420 is an interesting district because it is so tiny. Essentially it exists for a hunt on the Judith River Wildlife Management area, Tollgate Mountain, Tepee Butte and a small amount National Forest Land up Yogo Creek. This is an excellent hunt, as the elk density can be shockingly high later in the season, and the 10% draw odds make it feel like it is worth taking a stab at it. But due to the seasonal nature of the hunt and the small amount of public land in some fairly rugged country, the success rates aren’t great as you’d think it should be with over 15 elk per square mile in one small area. Still 50% is nothing to scoff at.
Unit 441 is nice but nothing special in my opinion. The 5% draw odds are awful steep for a 30% success hunt that doesn’t produce remarkable bulls. There’s no shortage of public land in the Teton River drainage, and there’s no wilderness to contend with. The country is incredibly rugged though, and with the low elk density(about 1.5 per square mile), you can really hike your butt off for little reward. Thankfully there aren’t many bull hunters, but I’d rather pass on this hunt.
447 is large area with just a small piece of National Forest to hunt.
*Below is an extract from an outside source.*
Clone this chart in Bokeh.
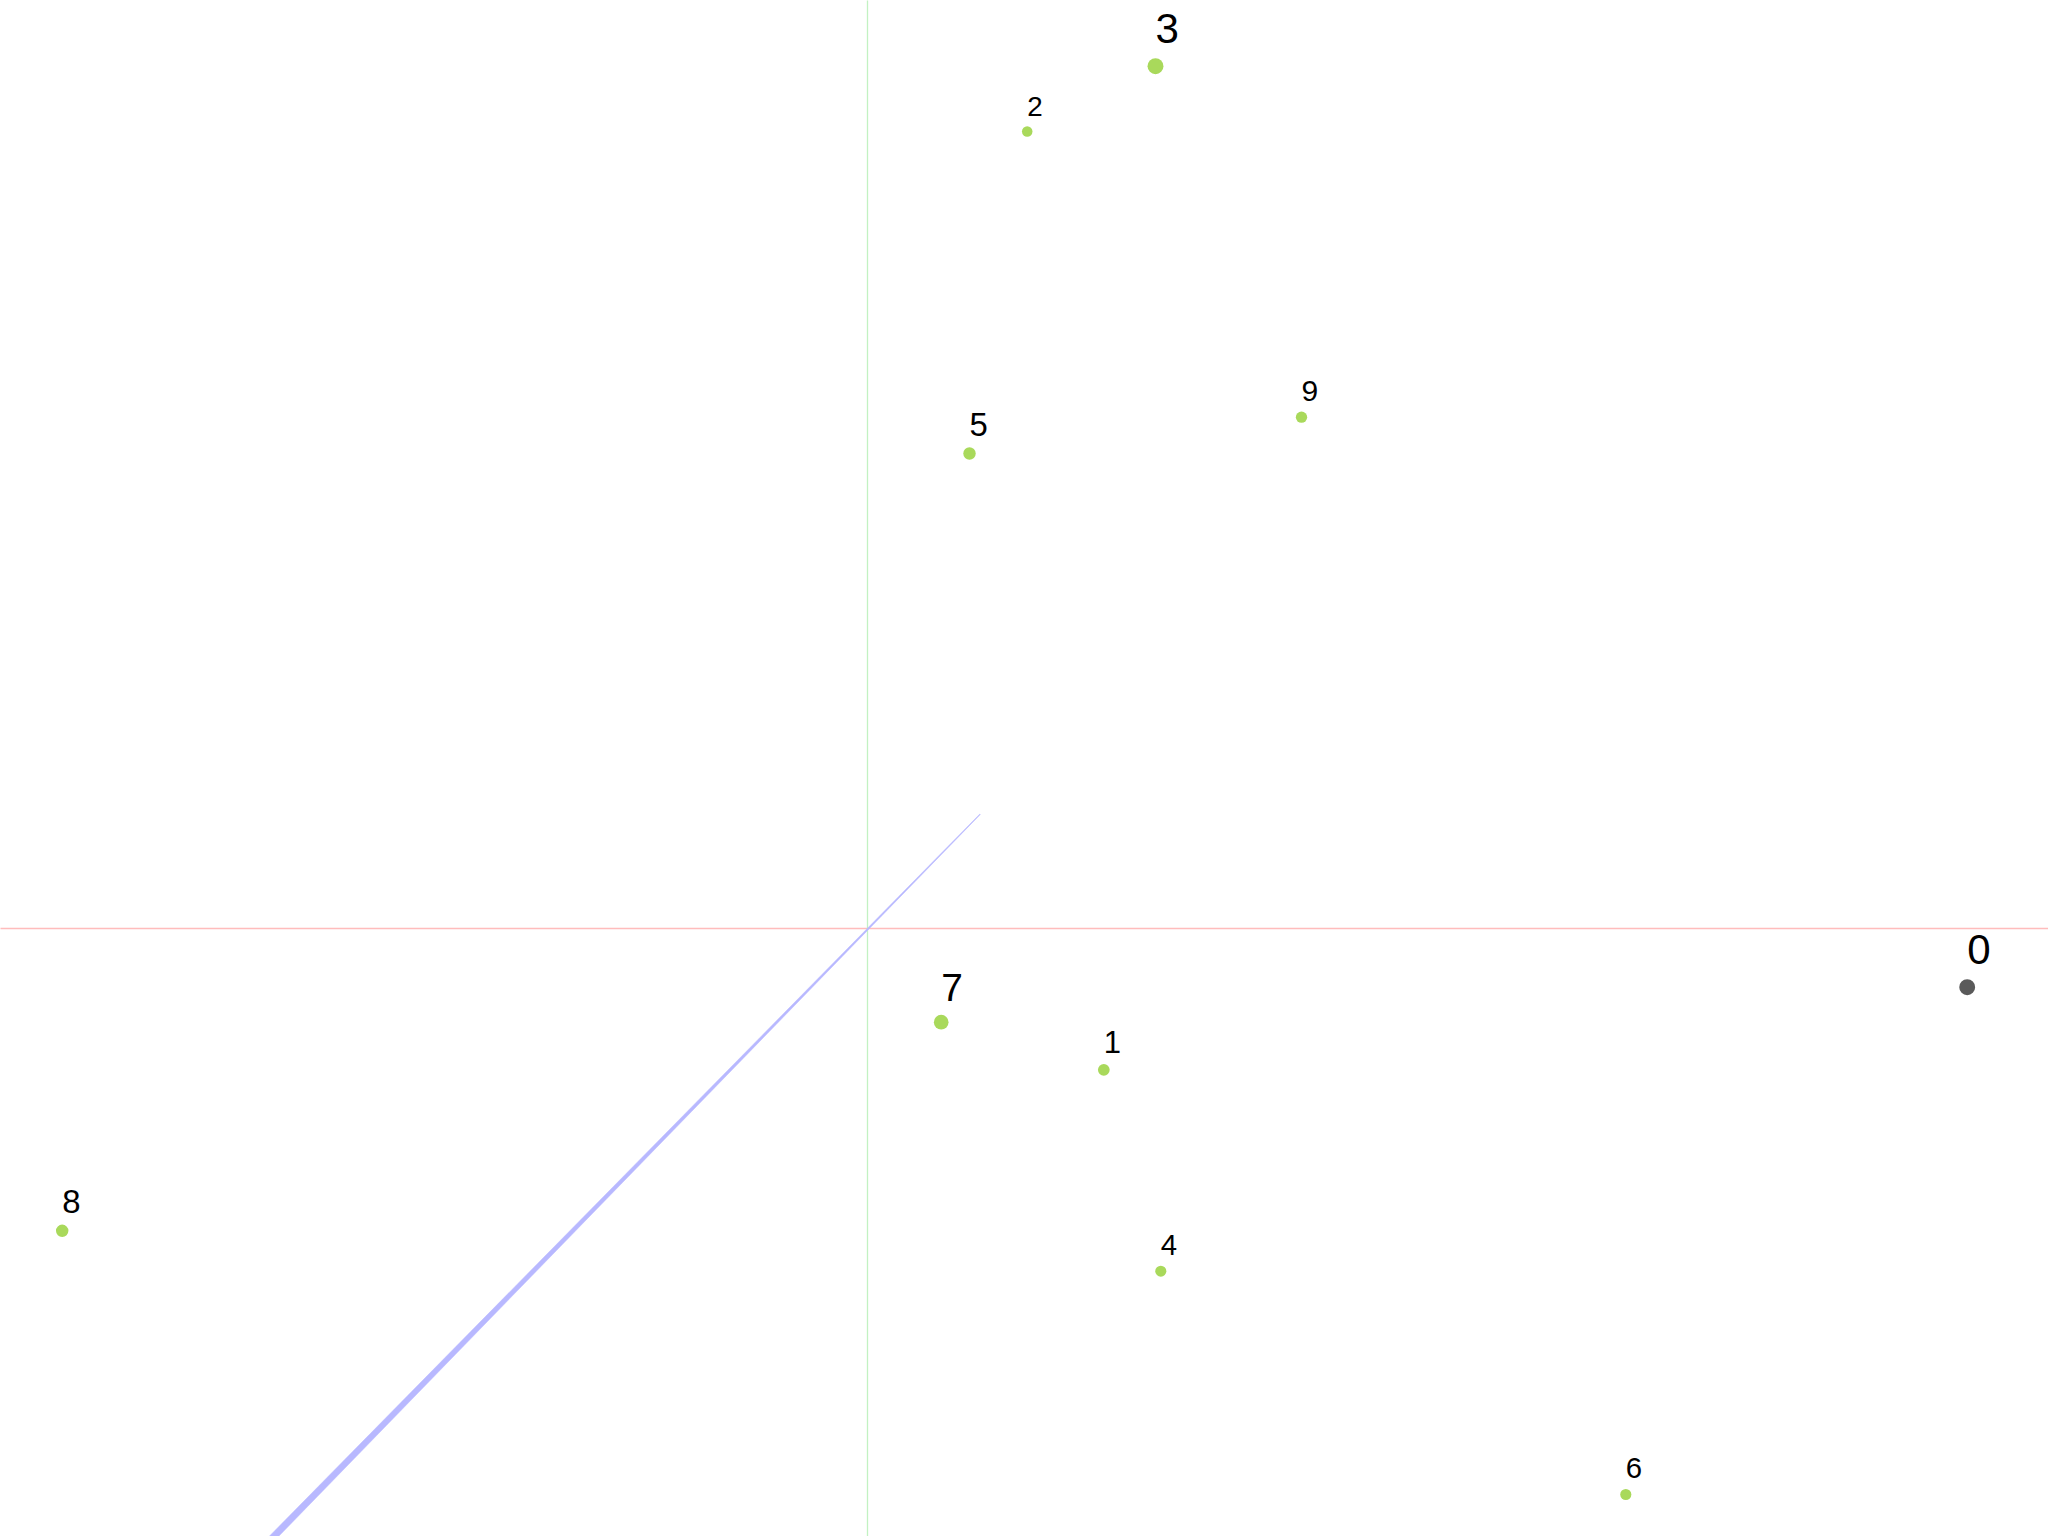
from bokeh.plotting import figure
from bokeh.models import ColumnDataSource, Range1d
from bokeh.core.properties import value
from bokeh.embed import file_html
from bokeh.resources import INLINE

# projected positions of the labelled points (pixels from the axes origin, y up)
labels = ["0", "1", "2", "3", "4", "5", "6", "7", "8", "9"]
proj_x = [1099.7, 236.3, 159.7, 288.0, 293.3, 102.0, 758.3, 73.7, -805.3, 434.0]
proj_y = [-58.7, -141.3, 797.0, 862.3, -342.7, 475.0, -566.0, -93.7, -302.3, 511.3]
# perspective scale of each point (nearer = larger)
depth_scale = [1.56, 1.15, 1.03, 1.56, 1.09, 1.22, 1.09, 1.44, 1.22, 1.11]
point_group = ["query", "other", "other", "other", "other",
               "other", "other", "other", "other", "other"]

# axis ends (projected)
axis_x_ends = [-900.0, 1200.0]
axis_y_ends = [-650.0, 950.0]
axis_z_start = [112.6, 114.3]
axis_z_end = [-625.0, -640.0]

W, H = 2048, 1536
origin_px = (867, 928)

p = figure(width=W, height=H, output_backend="svg", toolbar_location=None,
           x_range=Range1d(-origin_px[0], W - origin_px[0]),
           y_range=Range1d(origin_px[1] - H, origin_px[1]),
           min_border=0, x_axis_location=None, y_axis_location=None)
p.grid.visible = False
p.outline_line_color = None
p.background_fill_color = "white"
p.border_fill_color = "white"

# x axis (red) and y axis (green)
p.line(x=axis_x_ends, y=[0, 0], line_color="#ffbcbc", line_width=1.3)
p.line(x=[0, 0], y=axis_y_ends, line_color="#c2f2c2", line_width=1.3)

# z axis (blue), drawn as a tapering band for the perspective
zx0, zy0 = axis_z_start
zx1, zy1 = axis_z_end
length = ((zx1 - zx0) ** 2 + (zy1 - zy0) ** 2) ** 0.5
nx, ny = -(zy1 - zy0) / length, (zx1 - zx0) / length
w0, w1 = 0.6, 7.0
p.patch(x=[zx0 + nx * w0 / 2, zx1 + nx * w1 / 2, zx1 - nx * w1 / 2, zx0 - nx * w0 / 2],
        y=[zy0 + ny * w0 / 2, zy1 + ny * w1 / 2, zy1 - ny * w1 / 2, zy0 - ny * w0 / 2],
        fill_color="#b8b8ff", line_color="#b8b8ff", line_width=0.5)

colors = {"query": "#5a5a5a", "other": "#a9d95b"}
source = ColumnDataSource(data=dict(
    x=proj_x, y=proj_y, label=labels,
    size=[10.2 * s for s in depth_scale],
    color=[colors[g] for g in point_group],
    font=[f"{27.0 * s:.1f}px" for s in depth_scale],
    ly=[y + 24.0 * s for y, s in zip(proj_y, depth_scale)],
))

p.scatter(x="x", y="y", size="size", fill_color="color", line_color=None, source=source)
p.text(x="x", y="ly", text="label", text_font_size="font",
       text_font=value("Liberation Sans"), text_color="black",
       text_align="left", text_baseline="alphabetic", source=source)

open("out.html", "w").write(file_html(p, INLINE))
But its not bad, as it’s well managed for decent bulls, low pressure and better than average success. The Shonkin Mountains are even smaller than the Big Snowys, the draw odds are worse and so are the bulls, so I don’t think I’d be tempted to put in for this area with all the other options available. It’s a draw area because it needs to be crowd controlled in order to maintain the elk population there, but that doesn’t make it a better option than the Missouri Breaks, Big Snowys, Judith River or Judith Gap.
510 down in the Pryor Mountains and surrounding the Bighorn River as it comes out of Wyoming is an extremely intriguing area, but do to the low elk density, I haven’t really followed it as closely as I should have. From what I can tell, it seems elk harvest in the Pryors is pretty sporadic, and really not worth trying to draw. It’s better deer country than elk country.
So that brings us to 580, the east side of the Crazy Mountains. This is an excellent area with good success and a large amount of public land, and worth the draw odds of roughly 10%. The bulls aren’t really trophy managed, but some good bulls come out of here nevertheless. However, this is some very rugged country, and while not a federally designated wilderness area, it is pretty close to one for all practical purposes. The Big Snowy Mountains are much easier to navigate than the Crazies, so if you have any doubt as to whether or not you think you can hack it in truly steep country, you probably can’t here. I’m willing to admit these mountains are probably out of my league for a backpack hunt, and have restricted myself to hunting the creeks and surrounding hillsides in the general portions of the Crazies, but without much luck. Given the fact that general permits are allowed in some parts, you really have to be committed to the backcountry here, so think about before applying.
Anyway, these are Central Montana’s limited permit options. Of all these options, I’d think the hardest about the Big Snowys and the Judith River if you get the chance to put in next year.